- GOAL OF THE EXERCISE -
Restate each line word for word. Leave out every picture.
** Begin **
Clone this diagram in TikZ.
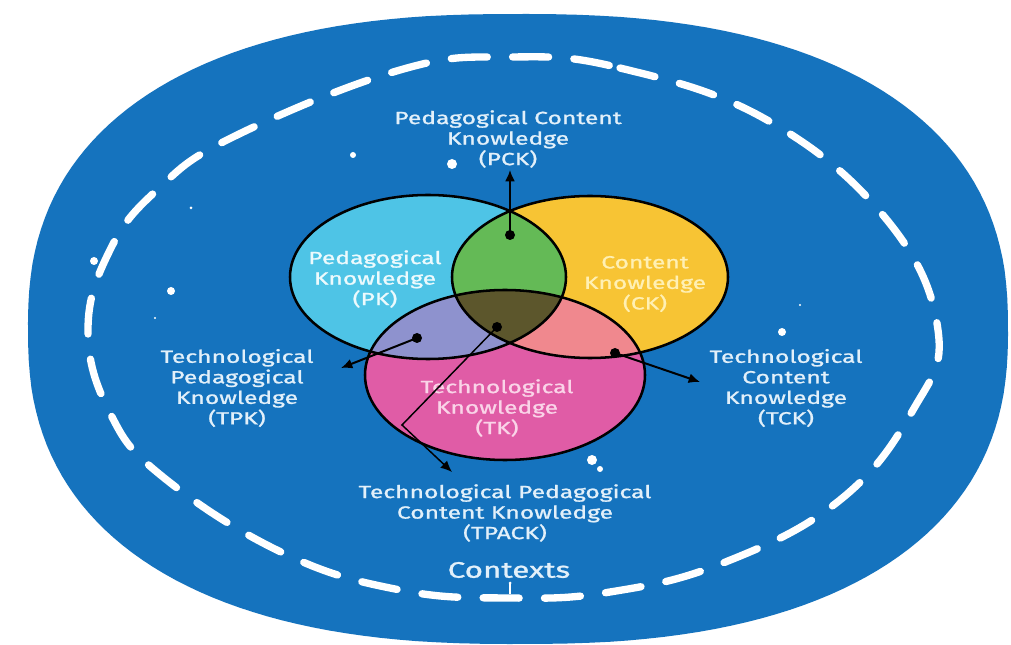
\documentclass[tikz,border=0pt]{standalone}
\usepackage{fontspec}
\setmainfont{Fira Sans}
\newfontfamily\lblfont[FakeStretch=1.4,FakeBold=1.2]{Fira Sans}
\usetikzlibrary{arrows.meta}
\definecolor{bgblue}{RGB}{21,115,190}
\definecolor{pkc}{RGB}{78,196,230}
\definecolor{ckc}{RGB}{247,196,52}
\definecolor{tkc}{RGB}{224,92,166}
\definecolor{pckc}{RGB}{100,186,86}
\definecolor{tpkc}{RGB}{142,146,206}
\definecolor{tckc}{RGB}{240,136,142}
\definecolor{allc}{RGB}{92,86,44}
\definecolor{lbltxt}{RGB}{226,240,250}
\definecolor{pktxt}{RGB}{236,250,253}
\definecolor{cktxt}{RGB}{255,240,180}
\definecolor{tktxt}{RGB}{250,212,232}
\tikzset{
  lbl/.style={text=lbltxt, align=center, inner sep=0pt, font=\lblfont\fontsize{13.2}{15.4}\selectfont},
  ring/.style={draw=black, line width=1.9pt},
  dotnode/.style={circle, fill=black, inner sep=0pt, minimum size=7.5pt},
  arr/.style={draw=black, line width=1.5pt, -{Latex[length=8.5pt,width=7.5pt]}},
  speck/.style={fill=white}
}
\begin{document}
\begin{tikzpicture}[x=0.75pt,y=-0.75pt]
\useasboundingbox (0,0) rectangle (1011,645);
\fill[white] (0,0) rectangle (1011,645);
% outer blob
\fill[bgblue] plot[domain=0.5:360.5, samples=181, variable=\t]
  ({518+490*sign(cos(\t))*abs(cos(\t))^(0.83)}, {329+315*sign(sin(\t))*abs(sin(\t))^(0.83)}) -- cycle;
% dashed contexts ring
\draw[white, line width=5.5pt, line cap=round, dash pattern=on 27pt off 19pt]
  plot[smooth cycle, tension=0.7] coordinates {(510,57) (620,68) (767,120) (887,220) (938,330) (913,410) (840,500) (723,563) (610,592) (510,598) (400,590) (283,553) (163,477) (110,413) (88,330) (110,250) (157,190) (233,137) (400,70)};
% specks
\fill[speck] (353,155) circle [radius=3];
\fill[speck] (452,164) circle [radius=5];
\fill[speck] (191,208) circle [radius=1.5];
\fill[speck] (94,261) circle [radius=4];
\fill[speck] (171,291) circle [radius=4];
\fill[speck] (155,318) circle [radius=1.2];
\fill[speck] (800,305) circle [radius=1.2];
\fill[speck] (782,332) circle [radius=4];
\fill[speck] (592,460) circle [radius=5];
\fill[speck] (600,469) circle [radius=3];
% venn fills
\fill[pkc] (428,277) ellipse [x radius=138, y radius=82];
\fill[ckc] (590,277) ellipse [x radius=138, y radius=81];
\fill[tkc] (505,375) ellipse [x radius=140, y radius=85];
\begin{scope}
  \clip (428,277) ellipse [x radius=138, y radius=82];
  \fill[pckc] (590,277) ellipse [x radius=138, y radius=81];
  \fill[tpkc] (505,375) ellipse [x radius=140, y radius=85];
\end{scope}
\begin{scope}
  \clip (590,277) ellipse [x radius=138, y radius=81];
  \fill[tckc] (505,375) ellipse [x radius=140, y radius=85];
\end{scope}
\begin{scope}
  \clip (428,277) ellipse [x radius=138, y radius=82];
  \clip (590,277) ellipse [x radius=138, y radius=81];
  \fill[allc] (505,375) ellipse [x radius=140, y radius=85];
\end{scope}
\draw[ring] (428,277) ellipse [x radius=138, y radius=82];
\draw[ring] (590,277) ellipse [x radius=138, y radius=81];
\draw[ring] (505,375) ellipse [x radius=140, y radius=85];
% labels
\node[lbl, text=pktxt] (pk) at (375,279) {Pedagogical\\Knowledge\\(PK)};
\node[lbl, text=cktxt] (ck) at (645,284) {Content\\Knowledge\\(CK)};
\node[lbl, text=tktxt] (tk) at (497,408) {Technological\\Knowledge\\(TK)};
\node[lbl] (pck) at (508,139) {Pedagogical Content\\Knowledge\\(PCK)};
\node[lbl] (tpk) at (237,388) {Technological\\Pedagogical\\Knowledge\\(TPK)};
\node[lbl] (tck) at (786,388) {Technological\\Content\\Knowledge\\(TCK)};
\node[lbl] (tpack) at (505,513) {Technological Pedagogical\\Content Knowledge\\(TPACK)};
\node[lbl, text=lbltxt, font=\lblfont\fontsize{16.8}{18}\selectfont] (ctx) at (509,570) {Contexts};
% dots
\node[dotnode] (dpck) at (510,235) {};
\node[dotnode] (dtpk) at (417,338) {};
\node[dotnode] (dtck) at (615,353) {};
\node[dotnode] (dtpack) at (497,327) {};
\coordinate (epck) at (510,170);
\coordinate (etpk) at (341,368);
\coordinate (etck) at (700,382);
\coordinate (bend) at (402,425);
\coordinate (etpack) at (452,472);
\draw[arr] (dpck.center) -- (epck);
\draw[arr] (dtpk.center) -- (etpk);
\draw[arr] (dtck.center) -- (etck);
\draw[arr, line width=1.1pt] (dtpack.center) -- (bend) -- (etpack);
% small tick under Contexts
\coordinate (tick) at (510,583);
\draw[white, line width=0.9pt] (tick) -- ++(0,11);
\fill[white] (tick) circle [radius=1.5];
\end{tikzpicture}
\end{document}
** End **
- SOLUTION FOR THIS EXERCISE -
Clone this diagram in TikZ.
\documentclass[tikz,border=0pt]{standalone}
\usepackage{fontspec}
\setmainfont{Fira Sans}
\newfontfamily\lblfont[FakeStretch=1.4,FakeBold=1.2]{Fira Sans}
\usetikzlibrary{arrows.meta}
\definecolor{bgblue}{RGB}{21,115,190}
\definecolor{pkc}{RGB}{78,196,230}
\definecolor{ckc}{RGB}{247,196,52}
\definecolor{tkc}{RGB}{224,92,166}
\definecolor{pckc}{RGB}{100,186,86}
\definecolor{tpkc}{RGB}{142,146,206}
\definecolor{tckc}{RGB}{240,136,142}
\definecolor{allc}{RGB}{92,86,44}
\definecolor{lbltxt}{RGB}{226,240,250}
\definecolor{pktxt}{RGB}{236,250,253}
\definecolor{cktxt}{RGB}{255,240,180}
\definecolor{tktxt}{RGB}{250,212,232}
\tikzset{
  lbl/.style={text=lbltxt, align=center, inner sep=0pt, font=\lblfont\fontsize{13.2}{15.4}\selectfont},
  ring/.style={draw=black, line width=1.9pt},
  dotnode/.style={circle, fill=black, inner sep=0pt, minimum size=7.5pt},
  arr/.style={draw=black, line width=1.5pt, -{Latex[length=8.5pt,width=7.5pt]}},
  speck/.style={fill=white}
}
\begin{document}
\begin{tikzpicture}[x=0.75pt,y=-0.75pt]
\useasboundingbox (0,0) rectangle (1011,645);
\fill[white] (0,0) rectangle (1011,645);
% outer blob
\fill[bgblue] plot[domain=0.5:360.5, samples=181, variable=\t]
  ({518+490*sign(cos(\t))*abs(cos(\t))^(0.83)}, {329+315*sign(sin(\t))*abs(sin(\t))^(0.83)}) -- cycle;
% dashed contexts ring
\draw[white, line width=5.5pt, line cap=round, dash pattern=on 27pt off 19pt]
  plot[smooth cycle, tension=0.7] coordinates {(510,57) (620,68) (767,120) (887,220) (938,330) (913,410) (840,500) (723,563) (610,592) (510,598) (400,590) (283,553) (163,477) (110,413) (88,330) (110,250) (157,190) (233,137) (400,70)};
% specks
\fill[speck] (353,155) circle [radius=3];
\fill[speck] (452,164) circle [radius=5];
\fill[speck] (191,208) circle [radius=1.5];
\fill[speck] (94,261) circle [radius=4];
\fill[speck] (171,291) circle [radius=4];
\fill[speck] (155,318) circle [radius=1.2];
\fill[speck] (800,305) circle [radius=1.2];
\fill[speck] (782,332) circle [radius=4];
\fill[speck] (592,460) circle [radius=5];
\fill[speck] (600,469) circle [radius=3];
% venn fills
\fill[pkc] (428,277) ellipse [x radius=138, y radius=82];
\fill[ckc] (590,277) ellipse [x radius=138, y radius=81];
\fill[tkc] (505,375) ellipse [x radius=140, y radius=85];
\begin{scope}
  \clip (428,277) ellipse [x radius=138, y radius=82];
  \fill[pckc] (590,277) ellipse [x radius=138, y radius=81];
  \fill[tpkc] (505,375) ellipse [x radius=140, y radius=85];
\end{scope}
\begin{scope}
  \clip (590,277) ellipse [x radius=138, y radius=81];
  \fill[tckc] (505,375) ellipse [x radius=140, y radius=85];
\end{scope}
\begin{scope}
  \clip (428,277) ellipse [x radius=138, y radius=82];
  \clip (590,277) ellipse [x radius=138, y radius=81];
  \fill[allc] (505,375) ellipse [x radius=140, y radius=85];
\end{scope}
\draw[ring] (428,277) ellipse [x radius=138, y radius=82];
\draw[ring] (590,277) ellipse [x radius=138, y radius=81];
\draw[ring] (505,375) ellipse [x radius=140, y radius=85];
% labels
\node[lbl, text=pktxt] (pk) at (375,279) {Pedagogical\\Knowledge\\(PK)};
\node[lbl, text=cktxt] (ck) at (645,284) {Content\\Knowledge\\(CK)};
\node[lbl, text=tktxt] (tk) at (497,408) {Technological\\Knowledge\\(TK)};
\node[lbl] (pck) at (508,139) {Pedagogical Content\\Knowledge\\(PCK)};
\node[lbl] (tpk) at (237,388) {Technological\\Pedagogical\\Knowledge\\(TPK)};
\node[lbl] (tck) at (786,388) {Technological\\Content\\Knowledge\\(TCK)};
\node[lbl] (tpack) at (505,513) {Technological Pedagogical\\Content Knowledge\\(TPACK)};
\node[lbl, text=lbltxt, font=\lblfont\fontsize{16.8}{18}\selectfont] (ctx) at (509,570) {Contexts};
% dots
\node[dotnode] (dpck) at (510,235) {};
\node[dotnode] (dtpk) at (417,338) {};
\node[dotnode] (dtck) at (615,353) {};
\node[dotnode] (dtpack) at (497,327) {};
\coordinate (epck) at (510,170);
\coordinate (etpk) at (341,368);
\coordinate (etck) at (700,382);
\coordinate (bend) at (402,425);
\coordinate (etpack) at (452,472);
\draw[arr] (dpck.center) -- (epck);
\draw[arr] (dtpk.center) -- (etpk);
\draw[arr] (dtck.center) -- (etck);
\draw[arr, line width=1.1pt] (dtpack.center) -- (bend) -- (etpack);
% small tick under Contexts
\coordinate (tick) at (510,583);
\draw[white, line width=0.9pt] (tick) -- ++(0,11);
\fill[white] (tick) circle [radius=1.5];
\end{tikzpicture}
\end{document}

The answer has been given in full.